RSF dénonce le recours à l'incrimination de recel de secret professionnel et demande sa suppression

A la suite de l’audition d’un journaliste de Libération par l’Inspection générale de la police nationale (IGPN), Reporters sans frontières (RSF) demande l’abrogation du délit de « recel de violation du secret professionnel » et exige des garanties qu’il ne sera pas porté atteinte à la protection du secret des sources.

Le chef adjoint du service Enquêtes du quotidien Libération, Willy Le Devin, a été convoqué le 6 novembre dernier par l'IGPN en audition libre dans le cadre d’une enquête préliminaire pour « recel de violation du secret professionnel » ouverte par le parquet de Paris, après un signalement fait par le ministre de l’Intérieur Gérald Darmanin.


RSF dénonce depuis longtemps le recours à l’accusation de recel contre des journalistes (recel de violation du secret professionnel, recel de violation du secret de l’instruction). Dans des affaires où sont publiés des documents relevant du secret professionnel, ces infractions font peser un risque judiciaire sur des journalistes qui publient des informations d’intérêt public. Par ailleurs, les enquêtes sur les violations de secret professionnel ou de l’instruction ne sauraient constituer une justification à violer le principe de secret des sources. 


Conformément à l’article 2 de la loi du 29 juillet 1881, l’IGPN peut invoquer un « impératif prépondérant d’intérêt public » pour ouvrir une enquête afin d’identifier la source d’un journaliste. Cette exception beaucoup trop large ne devrait pas être invoquée en l’espèce pour, par exemple, éplucher les fadettes de Willy Le Devin.  RSF a toujours dénoncé le recours à cette notion commodément large et floue d'un « impératif prépondérant d’intérêt public », et son utilisation dans cette affaire serait disproportionnée.


« Le secret des sources est un élément essentiel de la liberté de la presse, et les journalistes ne devraient pas pouvoir faire l’objet d’enquêtes à fin d’identification de leurs sources, déclare le secrétaire général de RSF, Christophe Deloire. Les accusations de recel contre un journaliste sont également inacceptables car elles font peser un risque juridique illégitime. Nous réitérons notre demande de suppression de cette infraction pour les journalistes. RSF met en garde contre l’engagement de poursuites judiciaires contre Willy Le Devin, qui représenterait une atteinte grave au droit d’informer. » 

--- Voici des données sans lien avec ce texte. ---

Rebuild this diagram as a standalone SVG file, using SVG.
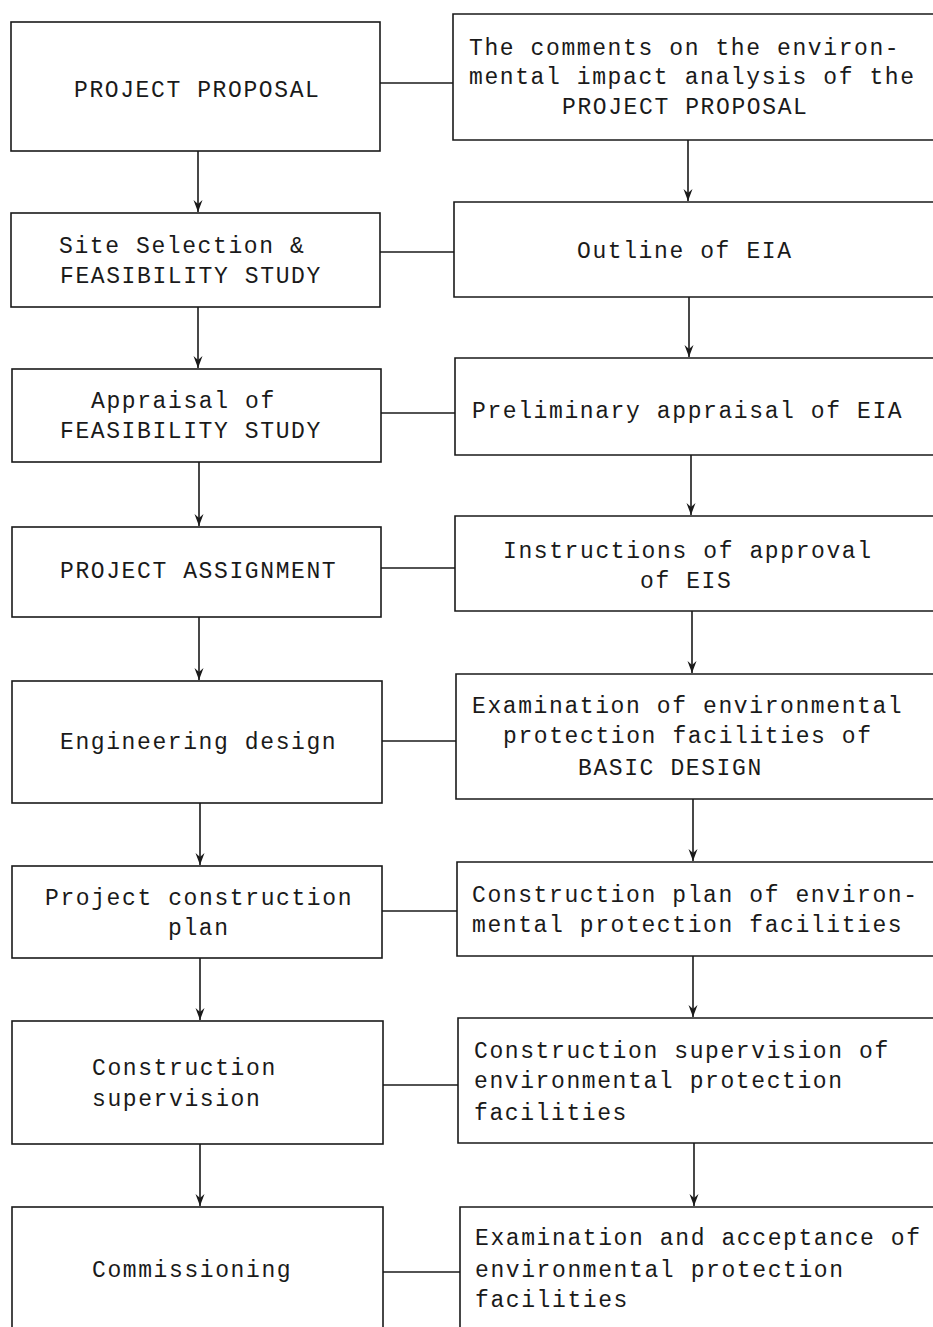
<svg xmlns="http://www.w3.org/2000/svg" width="933" height="1327" viewBox="0 0 933 1327">
<style>
.box{fill:none;stroke:#1a1a1a;stroke-width:1.6}
.ln{fill:none;stroke:#1a1a1a;stroke-width:1.6}
text{font-family:"Liberation Mono","Courier New",monospace;font-size:23px;letter-spacing:1.6px;fill:#1a1a1a}
</style>
<defs>
<marker id="ah" viewBox="0 0 12 10" refX="12" refY="5" markerWidth="12" markerHeight="10" markerUnits="userSpaceOnUse" orient="auto">
<path d="M0,0.5 L12,5 L0,9.5 L4,5 Z" fill="#1a1a1a"/>
</marker>
</defs>
<rect width="933" height="1327" fill="#ffffff"/>
<g id="connectors">
<line class="ln" x1="198" y1="151" x2="198" y2="212" marker-end="url(#ah)"/>
<line class="ln" x1="198" y1="307" x2="198" y2="368" marker-end="url(#ah)"/>
<line class="ln" x1="199" y1="462" x2="199" y2="526" marker-end="url(#ah)"/>
<line class="ln" x1="199" y1="617" x2="199" y2="680" marker-end="url(#ah)"/>
<line class="ln" x1="200" y1="803" x2="200" y2="865" marker-end="url(#ah)"/>
<line class="ln" x1="200" y1="958" x2="200" y2="1020" marker-end="url(#ah)"/>
<line class="ln" x1="200" y1="1144" x2="200" y2="1206" marker-end="url(#ah)"/>
<line class="ln" x1="688" y1="140" x2="688" y2="201" marker-end="url(#ah)"/>
<line class="ln" x1="689" y1="297" x2="689" y2="357" marker-end="url(#ah)"/>
<line class="ln" x1="691" y1="455" x2="691" y2="515" marker-end="url(#ah)"/>
<line class="ln" x1="692" y1="611" x2="692" y2="673" marker-end="url(#ah)"/>
<line class="ln" x1="693" y1="799" x2="693" y2="861" marker-end="url(#ah)"/>
<line class="ln" x1="693" y1="956" x2="693" y2="1017" marker-end="url(#ah)"/>
<line class="ln" x1="694" y1="1143" x2="694" y2="1206" marker-end="url(#ah)"/>
<line class="ln" x1="380" y1="83" x2="453" y2="83"/>
<line class="ln" x1="380" y1="252" x2="454" y2="252"/>
<line class="ln" x1="381" y1="413" x2="455" y2="413"/>
<line class="ln" x1="381" y1="568" x2="455" y2="568"/>
<line class="ln" x1="382" y1="741" x2="456" y2="741"/>
<line class="ln" x1="382" y1="911" x2="457" y2="911"/>
<line class="ln" x1="383" y1="1085" x2="458" y2="1085"/>
<line class="ln" x1="383" y1="1272" x2="460" y2="1272"/>
</g>
<g id="n1">
<rect class="box" x="11" y="22" width="369" height="129"/>
<text x="74" y="97">PROJECT PROPOSAL</text>
</g>
<g id="n2">
<rect class="box" x="11" y="213" width="369" height="94"/>
<text x="59" y="253">Site Selection &amp;</text>
<text x="60" y="283">FEASIBILITY STUDY</text>
</g>
<g id="n3">
<rect class="box" x="12" y="369" width="369" height="93"/>
<text x="91" y="408">Appraisal of</text>
<text x="60" y="438">FEASIBILITY STUDY</text>
</g>
<g id="n4">
<rect class="box" x="12" y="527" width="369" height="90"/>
<text x="60" y="578">PROJECT ASSIGNMENT</text>
</g>
<g id="n5">
<rect class="box" x="12" y="681" width="370" height="122"/>
<text x="60" y="749">Engineering design</text>
</g>
<g id="n6">
<rect class="box" x="12" y="866" width="370" height="92"/>
<text x="45" y="905">Project construction</text>
<text x="168" y="935">plan</text>
</g>
<g id="n7">
<rect class="box" x="12" y="1021" width="371" height="123"/>
<text x="92" y="1075">Construction</text>
<text x="92" y="1106">supervision</text>
</g>
<g id="n8">
<rect class="box" x="12" y="1207" width="371" height="140"/>
<text x="92" y="1277">Commissioning</text>
</g>
<g id="r1">
<path class="box" d="M940,14 H453 V140 H940"/>
<text x="469" y="55">The comments on the environ-</text>
<text x="469" y="84">mental impact analysis of the</text>
<text x="562" y="114">PROJECT PROPOSAL</text>
</g>
<g id="r2">
<path class="box" d="M940,202 H454 V297 H940"/>
<text x="577" y="258">Outline of EIA</text>
</g>
<g id="r3">
<path class="box" d="M940,358 H455 V455 H940"/>
<text x="472" y="418">Preliminary appraisal of EIA</text>
</g>
<g id="r4">
<path class="box" d="M940,516 H455 V611 H940"/>
<text x="503" y="558">Instructions of approval</text>
<text x="640" y="588">of EIS</text>
</g>
<g id="r5">
<path class="box" d="M940,674 H456 V799 H940"/>
<text x="472" y="713">Examination of environmental</text>
<text x="503" y="743">protection facilities of</text>
<text x="578" y="775">BASIC DESIGN</text>
</g>
<g id="r6">
<path class="box" d="M940,862 H457 V956 H940"/>
<text x="472" y="902">Construction plan of environ-</text>
<text x="472" y="932">mental protection facilities</text>
</g>
<g id="r7">
<path class="box" d="M940,1018 H458 V1143 H940"/>
<text x="474" y="1058">Construction supervision of</text>
<text x="474" y="1088">environmental protection</text>
<text x="474" y="1120">facilities</text>
</g>
<g id="r8">
<path class="box" d="M940,1207 H460 V1340"/>
<text x="475" y="1245">Examination and acceptance of</text>
<text x="475" y="1277">environmental protection</text>
<text x="475" y="1307">facilities</text>
</g>
</svg>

L’article de Willy Le Devin a été publié au lendemain de la décapitation de Samuel Paty. Celui-ci citait une note du renseignement territorial des Yvelines, datée du 12 octobre, montrant que les services de renseignement étaient informés de la polémique suscité par l’enseignant du collège du Bois-d'Aulne, à Conflans-Sainte-Honorine.


La France est à la 34e place du Classement mondial de la liberté de la presse 2020 établi par RSF.